* start The records *

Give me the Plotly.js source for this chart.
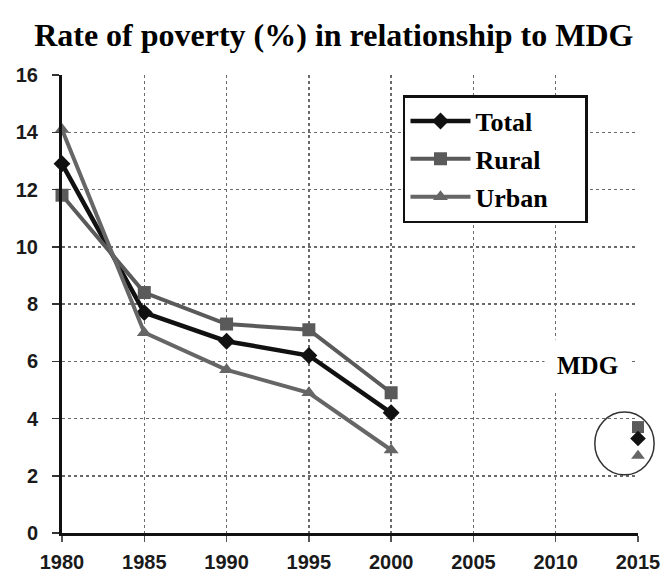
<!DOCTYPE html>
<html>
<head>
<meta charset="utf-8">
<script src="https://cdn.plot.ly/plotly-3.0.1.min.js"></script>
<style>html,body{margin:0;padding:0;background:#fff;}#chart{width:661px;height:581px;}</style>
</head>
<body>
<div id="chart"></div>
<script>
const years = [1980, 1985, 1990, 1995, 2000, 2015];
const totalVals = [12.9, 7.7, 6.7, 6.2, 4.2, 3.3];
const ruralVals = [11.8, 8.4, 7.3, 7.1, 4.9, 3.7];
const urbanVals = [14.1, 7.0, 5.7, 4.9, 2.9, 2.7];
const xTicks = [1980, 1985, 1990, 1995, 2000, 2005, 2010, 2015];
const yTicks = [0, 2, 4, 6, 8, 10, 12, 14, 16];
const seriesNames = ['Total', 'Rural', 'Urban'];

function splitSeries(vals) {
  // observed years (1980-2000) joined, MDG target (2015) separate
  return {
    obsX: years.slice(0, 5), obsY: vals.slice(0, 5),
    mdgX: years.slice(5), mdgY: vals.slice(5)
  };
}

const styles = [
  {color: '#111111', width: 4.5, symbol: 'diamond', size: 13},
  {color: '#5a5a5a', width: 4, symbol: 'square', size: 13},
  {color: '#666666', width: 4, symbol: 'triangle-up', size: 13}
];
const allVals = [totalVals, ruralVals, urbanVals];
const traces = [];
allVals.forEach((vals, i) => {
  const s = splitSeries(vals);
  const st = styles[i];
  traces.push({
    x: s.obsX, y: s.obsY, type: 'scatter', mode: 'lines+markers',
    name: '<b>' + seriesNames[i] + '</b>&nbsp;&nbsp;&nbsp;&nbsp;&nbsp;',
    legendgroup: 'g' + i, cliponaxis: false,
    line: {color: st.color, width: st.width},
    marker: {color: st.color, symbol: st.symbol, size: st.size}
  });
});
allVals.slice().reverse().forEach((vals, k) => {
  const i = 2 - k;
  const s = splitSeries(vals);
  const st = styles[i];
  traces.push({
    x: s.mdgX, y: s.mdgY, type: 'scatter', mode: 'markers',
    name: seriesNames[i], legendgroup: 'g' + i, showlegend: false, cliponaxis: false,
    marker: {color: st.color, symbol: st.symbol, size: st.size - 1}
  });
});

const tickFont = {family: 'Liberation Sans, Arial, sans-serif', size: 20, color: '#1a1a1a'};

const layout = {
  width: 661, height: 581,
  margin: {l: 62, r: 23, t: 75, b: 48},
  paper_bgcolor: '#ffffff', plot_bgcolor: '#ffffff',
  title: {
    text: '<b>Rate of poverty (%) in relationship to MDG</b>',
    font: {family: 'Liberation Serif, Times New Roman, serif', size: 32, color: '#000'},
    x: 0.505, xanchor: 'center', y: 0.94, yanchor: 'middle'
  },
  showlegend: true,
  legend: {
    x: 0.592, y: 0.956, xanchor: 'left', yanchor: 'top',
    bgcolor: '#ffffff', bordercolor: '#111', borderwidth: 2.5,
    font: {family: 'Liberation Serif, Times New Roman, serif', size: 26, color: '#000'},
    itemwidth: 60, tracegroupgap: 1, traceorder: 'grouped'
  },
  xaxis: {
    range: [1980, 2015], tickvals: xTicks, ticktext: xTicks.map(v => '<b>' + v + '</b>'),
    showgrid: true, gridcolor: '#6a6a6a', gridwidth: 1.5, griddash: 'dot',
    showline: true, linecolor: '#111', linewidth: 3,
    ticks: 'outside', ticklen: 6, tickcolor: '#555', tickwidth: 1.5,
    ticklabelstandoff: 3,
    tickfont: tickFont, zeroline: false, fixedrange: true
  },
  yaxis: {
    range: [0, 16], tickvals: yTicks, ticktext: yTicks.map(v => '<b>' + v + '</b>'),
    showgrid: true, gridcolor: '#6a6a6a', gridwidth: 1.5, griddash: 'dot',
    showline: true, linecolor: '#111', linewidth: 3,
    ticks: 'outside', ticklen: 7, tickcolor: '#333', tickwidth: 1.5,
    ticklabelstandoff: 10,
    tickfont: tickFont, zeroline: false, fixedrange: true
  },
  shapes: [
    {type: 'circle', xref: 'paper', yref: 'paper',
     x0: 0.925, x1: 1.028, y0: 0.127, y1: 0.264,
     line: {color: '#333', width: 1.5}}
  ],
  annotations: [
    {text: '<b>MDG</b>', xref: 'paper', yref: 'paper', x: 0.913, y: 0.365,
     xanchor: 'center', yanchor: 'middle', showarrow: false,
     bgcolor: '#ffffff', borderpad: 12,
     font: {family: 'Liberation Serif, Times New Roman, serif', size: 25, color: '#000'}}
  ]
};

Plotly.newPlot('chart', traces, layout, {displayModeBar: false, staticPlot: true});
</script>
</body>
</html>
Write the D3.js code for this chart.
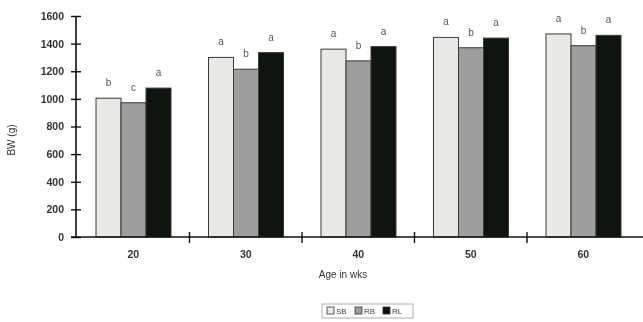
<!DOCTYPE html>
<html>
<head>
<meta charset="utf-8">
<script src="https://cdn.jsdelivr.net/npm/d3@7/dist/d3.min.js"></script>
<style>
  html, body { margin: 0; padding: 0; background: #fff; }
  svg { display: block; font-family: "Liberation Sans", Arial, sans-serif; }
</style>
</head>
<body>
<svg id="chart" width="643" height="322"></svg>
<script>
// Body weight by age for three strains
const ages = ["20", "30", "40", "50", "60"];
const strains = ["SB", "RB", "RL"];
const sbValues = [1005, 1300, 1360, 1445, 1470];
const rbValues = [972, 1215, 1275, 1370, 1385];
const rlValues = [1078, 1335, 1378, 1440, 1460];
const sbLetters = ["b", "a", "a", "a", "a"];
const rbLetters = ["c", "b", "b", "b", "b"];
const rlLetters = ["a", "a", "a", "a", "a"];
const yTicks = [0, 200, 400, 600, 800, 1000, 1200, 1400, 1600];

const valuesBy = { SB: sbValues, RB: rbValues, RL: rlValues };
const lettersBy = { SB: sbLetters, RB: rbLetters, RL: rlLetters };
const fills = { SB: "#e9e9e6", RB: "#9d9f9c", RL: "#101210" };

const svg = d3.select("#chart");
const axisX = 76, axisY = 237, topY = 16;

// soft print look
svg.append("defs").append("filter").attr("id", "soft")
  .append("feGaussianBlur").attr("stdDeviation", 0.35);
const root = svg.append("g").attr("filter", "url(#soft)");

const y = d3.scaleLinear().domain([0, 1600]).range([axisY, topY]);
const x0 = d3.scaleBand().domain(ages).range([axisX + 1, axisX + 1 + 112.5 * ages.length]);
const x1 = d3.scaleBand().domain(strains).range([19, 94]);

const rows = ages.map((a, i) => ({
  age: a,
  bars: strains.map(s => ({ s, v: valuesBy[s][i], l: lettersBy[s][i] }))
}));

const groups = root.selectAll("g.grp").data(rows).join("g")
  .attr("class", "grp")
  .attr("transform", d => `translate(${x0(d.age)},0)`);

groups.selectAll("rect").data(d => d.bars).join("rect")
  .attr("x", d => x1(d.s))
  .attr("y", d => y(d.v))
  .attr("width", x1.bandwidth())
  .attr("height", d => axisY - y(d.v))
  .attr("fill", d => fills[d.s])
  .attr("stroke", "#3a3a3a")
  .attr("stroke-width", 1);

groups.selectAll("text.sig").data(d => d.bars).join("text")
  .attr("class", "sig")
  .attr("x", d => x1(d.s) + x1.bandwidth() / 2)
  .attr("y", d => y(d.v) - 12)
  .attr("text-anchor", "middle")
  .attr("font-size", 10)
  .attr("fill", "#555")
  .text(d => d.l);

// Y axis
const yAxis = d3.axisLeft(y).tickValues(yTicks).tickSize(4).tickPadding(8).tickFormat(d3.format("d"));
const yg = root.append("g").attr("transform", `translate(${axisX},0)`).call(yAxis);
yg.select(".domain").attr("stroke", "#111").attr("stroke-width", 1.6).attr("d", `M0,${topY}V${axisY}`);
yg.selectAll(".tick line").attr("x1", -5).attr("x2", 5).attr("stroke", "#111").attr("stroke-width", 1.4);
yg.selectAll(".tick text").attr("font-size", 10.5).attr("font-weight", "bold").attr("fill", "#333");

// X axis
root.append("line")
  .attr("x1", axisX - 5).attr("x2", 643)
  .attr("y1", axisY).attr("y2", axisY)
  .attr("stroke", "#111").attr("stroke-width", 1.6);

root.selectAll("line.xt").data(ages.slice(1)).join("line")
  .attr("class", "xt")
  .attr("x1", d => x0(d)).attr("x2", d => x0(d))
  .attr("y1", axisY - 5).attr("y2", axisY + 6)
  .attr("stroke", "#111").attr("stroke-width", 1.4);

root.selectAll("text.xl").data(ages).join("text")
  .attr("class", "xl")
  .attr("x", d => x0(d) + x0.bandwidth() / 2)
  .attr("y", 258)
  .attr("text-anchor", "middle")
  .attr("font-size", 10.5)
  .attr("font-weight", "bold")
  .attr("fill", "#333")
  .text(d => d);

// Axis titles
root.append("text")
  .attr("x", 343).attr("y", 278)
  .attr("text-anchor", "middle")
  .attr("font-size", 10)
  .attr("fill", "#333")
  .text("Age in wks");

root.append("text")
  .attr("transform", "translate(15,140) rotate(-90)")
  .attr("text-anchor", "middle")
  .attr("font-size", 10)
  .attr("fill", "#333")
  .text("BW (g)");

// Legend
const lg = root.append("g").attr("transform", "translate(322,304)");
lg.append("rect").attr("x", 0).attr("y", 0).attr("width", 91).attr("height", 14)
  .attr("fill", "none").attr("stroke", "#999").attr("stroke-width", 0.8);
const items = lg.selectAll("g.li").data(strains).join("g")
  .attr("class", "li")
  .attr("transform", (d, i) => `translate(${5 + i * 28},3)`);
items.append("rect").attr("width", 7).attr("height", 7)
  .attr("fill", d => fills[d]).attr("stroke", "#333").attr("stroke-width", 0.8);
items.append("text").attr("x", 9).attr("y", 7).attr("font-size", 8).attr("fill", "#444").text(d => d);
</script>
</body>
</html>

* end The records *

▶ **What this task involves**:
Your task is to reproduce the entries above word for word, from the first line through the line with "const seriesNames = ['Total', 'Rural', 'Urban'];", and please leave out any pictures.

▶ **Written response**:
Give me the Plotly.js source for this chart.
<!DOCTYPE html>
<html>
<head>
<meta charset="utf-8">
<script src="https://cdn.plot.ly/plotly-3.0.1.min.js"></script>
<style>html,body{margin:0;padding:0;background:#fff;}#chart{width:661px;height:581px;}</style>
</head>
<body>
<div id="chart"></div>
<script>
const years = [1980, 1985, 1990, 1995, 2000, 2015];
const totalVals = [12.9, 7.7, 6.7, 6.2, 4.2, 3.3];
const ruralVals = [11.8, 8.4, 7.3, 7.1, 4.9, 3.7];
const urbanVals = [14.1, 7.0, 5.7, 4.9, 2.9, 2.7];
const xTicks = [1980, 1985, 1990, 1995, 2000, 2005, 2010, 2015];
const yTicks = [0, 2, 4, 6, 8, 10, 12, 14, 16];
const seriesNames = ['Total', 'Rural', 'Urban'];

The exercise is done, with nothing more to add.